+++ Dataset +++
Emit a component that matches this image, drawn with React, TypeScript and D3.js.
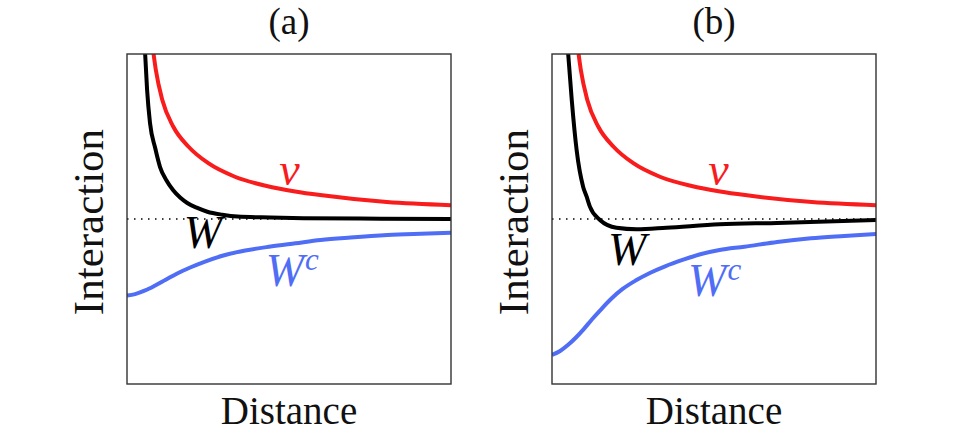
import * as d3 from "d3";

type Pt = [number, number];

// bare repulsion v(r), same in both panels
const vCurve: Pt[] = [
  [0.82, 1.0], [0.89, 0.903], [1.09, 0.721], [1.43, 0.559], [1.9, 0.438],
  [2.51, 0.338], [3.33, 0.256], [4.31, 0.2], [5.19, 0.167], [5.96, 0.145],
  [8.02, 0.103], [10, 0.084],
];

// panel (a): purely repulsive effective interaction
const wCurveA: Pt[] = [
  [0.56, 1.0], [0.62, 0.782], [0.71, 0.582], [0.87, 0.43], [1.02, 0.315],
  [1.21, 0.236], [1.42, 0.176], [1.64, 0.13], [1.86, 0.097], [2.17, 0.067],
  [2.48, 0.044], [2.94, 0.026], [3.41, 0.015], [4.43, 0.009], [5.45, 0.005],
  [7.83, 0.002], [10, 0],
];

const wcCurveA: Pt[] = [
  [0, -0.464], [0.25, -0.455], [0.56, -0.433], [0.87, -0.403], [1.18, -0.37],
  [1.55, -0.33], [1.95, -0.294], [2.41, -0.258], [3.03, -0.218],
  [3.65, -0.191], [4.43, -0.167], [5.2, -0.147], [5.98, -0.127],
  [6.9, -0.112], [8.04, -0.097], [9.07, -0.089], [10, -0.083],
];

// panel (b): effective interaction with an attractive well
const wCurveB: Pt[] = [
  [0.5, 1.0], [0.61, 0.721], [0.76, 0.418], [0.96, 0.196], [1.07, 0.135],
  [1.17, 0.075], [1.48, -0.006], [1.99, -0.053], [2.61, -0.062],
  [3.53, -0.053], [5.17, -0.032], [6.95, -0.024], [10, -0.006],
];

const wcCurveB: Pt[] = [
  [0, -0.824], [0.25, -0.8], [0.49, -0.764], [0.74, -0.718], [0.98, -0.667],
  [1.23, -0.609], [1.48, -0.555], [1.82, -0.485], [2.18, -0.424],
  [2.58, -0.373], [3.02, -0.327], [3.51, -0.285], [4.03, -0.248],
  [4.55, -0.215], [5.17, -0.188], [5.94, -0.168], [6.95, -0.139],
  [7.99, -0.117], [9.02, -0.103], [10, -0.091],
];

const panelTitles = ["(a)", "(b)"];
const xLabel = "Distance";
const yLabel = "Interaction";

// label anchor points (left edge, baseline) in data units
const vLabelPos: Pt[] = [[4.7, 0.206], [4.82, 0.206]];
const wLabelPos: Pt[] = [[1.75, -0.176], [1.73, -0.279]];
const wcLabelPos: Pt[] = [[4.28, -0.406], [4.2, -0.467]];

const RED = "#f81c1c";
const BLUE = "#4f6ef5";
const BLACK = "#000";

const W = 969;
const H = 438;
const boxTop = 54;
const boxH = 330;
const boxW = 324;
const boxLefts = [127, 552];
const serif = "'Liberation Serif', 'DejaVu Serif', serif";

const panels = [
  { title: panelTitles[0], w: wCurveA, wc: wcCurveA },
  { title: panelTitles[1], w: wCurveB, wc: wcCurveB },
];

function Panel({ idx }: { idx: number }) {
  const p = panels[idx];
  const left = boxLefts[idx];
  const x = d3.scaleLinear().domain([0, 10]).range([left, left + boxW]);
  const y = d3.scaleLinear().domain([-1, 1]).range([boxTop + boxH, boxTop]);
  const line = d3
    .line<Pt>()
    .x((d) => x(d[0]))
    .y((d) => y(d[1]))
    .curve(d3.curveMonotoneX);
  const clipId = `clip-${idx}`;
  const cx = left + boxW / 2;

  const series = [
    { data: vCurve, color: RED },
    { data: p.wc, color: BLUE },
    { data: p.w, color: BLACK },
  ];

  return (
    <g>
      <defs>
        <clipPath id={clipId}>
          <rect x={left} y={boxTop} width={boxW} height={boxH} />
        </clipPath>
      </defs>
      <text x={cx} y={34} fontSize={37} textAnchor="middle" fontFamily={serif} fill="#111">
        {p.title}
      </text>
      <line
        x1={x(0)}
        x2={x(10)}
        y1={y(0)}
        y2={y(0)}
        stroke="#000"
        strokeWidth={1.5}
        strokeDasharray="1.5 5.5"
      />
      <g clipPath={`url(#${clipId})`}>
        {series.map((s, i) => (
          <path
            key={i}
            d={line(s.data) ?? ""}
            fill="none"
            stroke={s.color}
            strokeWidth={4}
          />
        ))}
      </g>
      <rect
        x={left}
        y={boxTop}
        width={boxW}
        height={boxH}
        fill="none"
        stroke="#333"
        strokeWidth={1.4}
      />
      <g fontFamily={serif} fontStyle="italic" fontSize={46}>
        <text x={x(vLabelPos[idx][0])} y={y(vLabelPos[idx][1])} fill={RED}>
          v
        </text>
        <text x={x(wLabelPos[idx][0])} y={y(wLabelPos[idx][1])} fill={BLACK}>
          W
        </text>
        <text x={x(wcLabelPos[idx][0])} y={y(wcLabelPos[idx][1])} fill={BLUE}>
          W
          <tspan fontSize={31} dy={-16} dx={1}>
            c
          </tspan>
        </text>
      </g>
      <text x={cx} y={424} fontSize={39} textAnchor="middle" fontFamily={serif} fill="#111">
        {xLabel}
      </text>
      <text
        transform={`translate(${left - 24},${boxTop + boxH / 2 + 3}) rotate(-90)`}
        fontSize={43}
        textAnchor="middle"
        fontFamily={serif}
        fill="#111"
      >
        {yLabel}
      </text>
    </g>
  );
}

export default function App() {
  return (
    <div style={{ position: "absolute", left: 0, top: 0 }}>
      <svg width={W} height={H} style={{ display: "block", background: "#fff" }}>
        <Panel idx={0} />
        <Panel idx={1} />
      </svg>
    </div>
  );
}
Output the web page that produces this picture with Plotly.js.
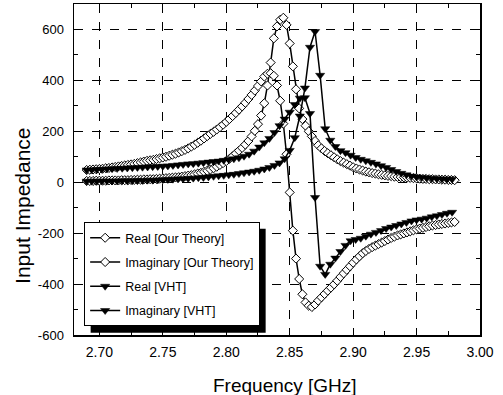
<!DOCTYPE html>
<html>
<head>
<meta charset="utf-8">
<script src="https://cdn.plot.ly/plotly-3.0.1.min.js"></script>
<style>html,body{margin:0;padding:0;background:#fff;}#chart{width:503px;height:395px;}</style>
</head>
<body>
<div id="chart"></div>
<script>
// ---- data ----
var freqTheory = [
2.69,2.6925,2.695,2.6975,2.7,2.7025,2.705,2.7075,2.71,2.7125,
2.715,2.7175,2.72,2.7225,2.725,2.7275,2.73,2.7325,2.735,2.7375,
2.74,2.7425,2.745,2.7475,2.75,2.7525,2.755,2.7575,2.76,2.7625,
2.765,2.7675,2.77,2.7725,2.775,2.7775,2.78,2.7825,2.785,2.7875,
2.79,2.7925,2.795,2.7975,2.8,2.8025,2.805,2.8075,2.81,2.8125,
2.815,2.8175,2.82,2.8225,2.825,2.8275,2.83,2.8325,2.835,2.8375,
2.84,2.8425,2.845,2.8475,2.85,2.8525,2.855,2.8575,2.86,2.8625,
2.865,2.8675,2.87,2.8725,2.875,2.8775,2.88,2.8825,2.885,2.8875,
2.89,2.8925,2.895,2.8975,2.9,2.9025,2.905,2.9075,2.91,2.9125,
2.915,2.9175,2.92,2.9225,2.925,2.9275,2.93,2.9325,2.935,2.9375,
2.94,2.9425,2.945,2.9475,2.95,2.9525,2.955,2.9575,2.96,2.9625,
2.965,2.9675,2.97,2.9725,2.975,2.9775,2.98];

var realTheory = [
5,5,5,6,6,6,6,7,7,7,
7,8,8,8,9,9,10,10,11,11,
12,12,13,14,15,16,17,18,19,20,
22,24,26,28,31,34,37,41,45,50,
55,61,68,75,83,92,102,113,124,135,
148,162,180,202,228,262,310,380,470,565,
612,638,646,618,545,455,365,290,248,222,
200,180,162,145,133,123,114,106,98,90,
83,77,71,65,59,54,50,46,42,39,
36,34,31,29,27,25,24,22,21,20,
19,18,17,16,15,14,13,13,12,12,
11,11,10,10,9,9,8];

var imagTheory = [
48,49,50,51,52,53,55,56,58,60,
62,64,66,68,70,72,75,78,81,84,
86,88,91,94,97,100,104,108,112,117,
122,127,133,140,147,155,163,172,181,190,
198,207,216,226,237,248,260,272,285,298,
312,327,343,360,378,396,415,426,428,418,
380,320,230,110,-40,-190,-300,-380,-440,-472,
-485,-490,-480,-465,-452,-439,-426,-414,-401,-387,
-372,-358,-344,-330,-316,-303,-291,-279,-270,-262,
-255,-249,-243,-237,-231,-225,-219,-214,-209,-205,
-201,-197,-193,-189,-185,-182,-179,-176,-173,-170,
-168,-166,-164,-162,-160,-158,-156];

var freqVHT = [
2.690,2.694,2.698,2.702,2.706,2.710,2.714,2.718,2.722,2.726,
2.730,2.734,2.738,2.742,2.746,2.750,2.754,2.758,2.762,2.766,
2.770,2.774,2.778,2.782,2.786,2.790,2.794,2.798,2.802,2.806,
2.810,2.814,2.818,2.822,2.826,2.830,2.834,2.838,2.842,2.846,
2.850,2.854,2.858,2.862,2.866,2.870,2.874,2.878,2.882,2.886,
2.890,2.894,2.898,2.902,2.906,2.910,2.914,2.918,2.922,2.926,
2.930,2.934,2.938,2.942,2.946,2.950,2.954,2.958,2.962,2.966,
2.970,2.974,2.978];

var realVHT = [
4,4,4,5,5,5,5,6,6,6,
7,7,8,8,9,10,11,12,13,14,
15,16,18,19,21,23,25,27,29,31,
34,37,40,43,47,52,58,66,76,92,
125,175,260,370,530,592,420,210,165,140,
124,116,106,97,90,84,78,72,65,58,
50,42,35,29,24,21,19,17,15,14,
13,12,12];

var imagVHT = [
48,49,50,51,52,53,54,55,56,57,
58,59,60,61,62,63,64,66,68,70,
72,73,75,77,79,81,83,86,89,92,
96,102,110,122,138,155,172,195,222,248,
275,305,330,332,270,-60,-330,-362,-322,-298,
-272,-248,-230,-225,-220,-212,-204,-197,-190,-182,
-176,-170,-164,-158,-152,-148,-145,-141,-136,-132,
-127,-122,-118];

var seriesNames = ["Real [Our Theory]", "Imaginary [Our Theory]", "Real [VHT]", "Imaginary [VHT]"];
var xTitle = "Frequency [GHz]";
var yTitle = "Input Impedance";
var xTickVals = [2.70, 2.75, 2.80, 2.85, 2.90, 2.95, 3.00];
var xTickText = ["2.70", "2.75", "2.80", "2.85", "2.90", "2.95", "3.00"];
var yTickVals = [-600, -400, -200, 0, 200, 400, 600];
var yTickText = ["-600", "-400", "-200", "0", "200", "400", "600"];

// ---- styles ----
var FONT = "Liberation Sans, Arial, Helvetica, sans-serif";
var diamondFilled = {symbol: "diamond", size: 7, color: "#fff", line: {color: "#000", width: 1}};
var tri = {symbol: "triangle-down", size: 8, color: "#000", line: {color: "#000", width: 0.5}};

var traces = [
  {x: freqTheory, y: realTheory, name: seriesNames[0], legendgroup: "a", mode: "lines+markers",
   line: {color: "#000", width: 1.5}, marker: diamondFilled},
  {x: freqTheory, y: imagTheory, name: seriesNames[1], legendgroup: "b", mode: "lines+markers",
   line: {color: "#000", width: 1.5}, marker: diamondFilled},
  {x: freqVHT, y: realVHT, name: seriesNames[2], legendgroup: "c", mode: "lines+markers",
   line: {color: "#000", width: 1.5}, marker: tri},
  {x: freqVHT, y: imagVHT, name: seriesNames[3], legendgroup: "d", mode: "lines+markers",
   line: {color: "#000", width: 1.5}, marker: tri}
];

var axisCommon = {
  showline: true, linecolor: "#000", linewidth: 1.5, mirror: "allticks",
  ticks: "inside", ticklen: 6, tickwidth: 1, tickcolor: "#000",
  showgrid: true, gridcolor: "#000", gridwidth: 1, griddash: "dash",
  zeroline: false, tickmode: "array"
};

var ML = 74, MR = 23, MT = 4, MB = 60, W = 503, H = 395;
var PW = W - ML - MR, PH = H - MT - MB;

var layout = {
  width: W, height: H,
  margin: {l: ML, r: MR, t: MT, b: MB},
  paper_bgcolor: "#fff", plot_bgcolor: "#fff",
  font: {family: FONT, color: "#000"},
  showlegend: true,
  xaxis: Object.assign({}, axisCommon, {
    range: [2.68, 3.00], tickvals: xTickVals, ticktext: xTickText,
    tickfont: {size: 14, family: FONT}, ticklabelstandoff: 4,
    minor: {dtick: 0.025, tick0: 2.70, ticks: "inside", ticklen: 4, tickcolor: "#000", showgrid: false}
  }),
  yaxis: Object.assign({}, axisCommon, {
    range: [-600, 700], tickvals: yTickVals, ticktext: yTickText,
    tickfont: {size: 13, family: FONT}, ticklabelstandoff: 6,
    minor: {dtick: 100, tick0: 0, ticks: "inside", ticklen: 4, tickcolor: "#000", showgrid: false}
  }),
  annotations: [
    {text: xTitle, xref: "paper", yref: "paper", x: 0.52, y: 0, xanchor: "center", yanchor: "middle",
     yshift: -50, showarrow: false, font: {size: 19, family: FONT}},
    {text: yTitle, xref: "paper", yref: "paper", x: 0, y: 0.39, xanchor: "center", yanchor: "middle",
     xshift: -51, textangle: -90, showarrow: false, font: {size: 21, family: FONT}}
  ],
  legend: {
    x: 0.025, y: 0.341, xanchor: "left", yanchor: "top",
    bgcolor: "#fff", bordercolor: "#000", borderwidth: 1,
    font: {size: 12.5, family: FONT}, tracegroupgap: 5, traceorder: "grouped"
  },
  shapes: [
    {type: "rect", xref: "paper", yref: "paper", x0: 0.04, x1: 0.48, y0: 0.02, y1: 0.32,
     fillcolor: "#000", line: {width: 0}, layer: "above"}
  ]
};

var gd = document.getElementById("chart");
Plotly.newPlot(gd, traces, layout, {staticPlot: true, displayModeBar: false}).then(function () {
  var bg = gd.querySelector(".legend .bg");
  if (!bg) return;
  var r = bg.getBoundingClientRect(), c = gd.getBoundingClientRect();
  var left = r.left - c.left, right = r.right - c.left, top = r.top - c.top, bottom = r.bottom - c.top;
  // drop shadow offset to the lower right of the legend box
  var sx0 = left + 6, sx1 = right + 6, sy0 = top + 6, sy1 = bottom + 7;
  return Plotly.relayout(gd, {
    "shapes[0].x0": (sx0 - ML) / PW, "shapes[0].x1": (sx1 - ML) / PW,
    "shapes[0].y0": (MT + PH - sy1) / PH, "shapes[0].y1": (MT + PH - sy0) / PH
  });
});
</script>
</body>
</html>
+++
**What you will do:** Skip the pictures. Restate exactly the lines from the start of the entries through the line containing "type Pt = [number, number];", both ends included.

**Task answer:**
Emit a component that matches this image, drawn with React, TypeScript and D3.js.
import * as d3 from "d3";

type Pt = [number, number];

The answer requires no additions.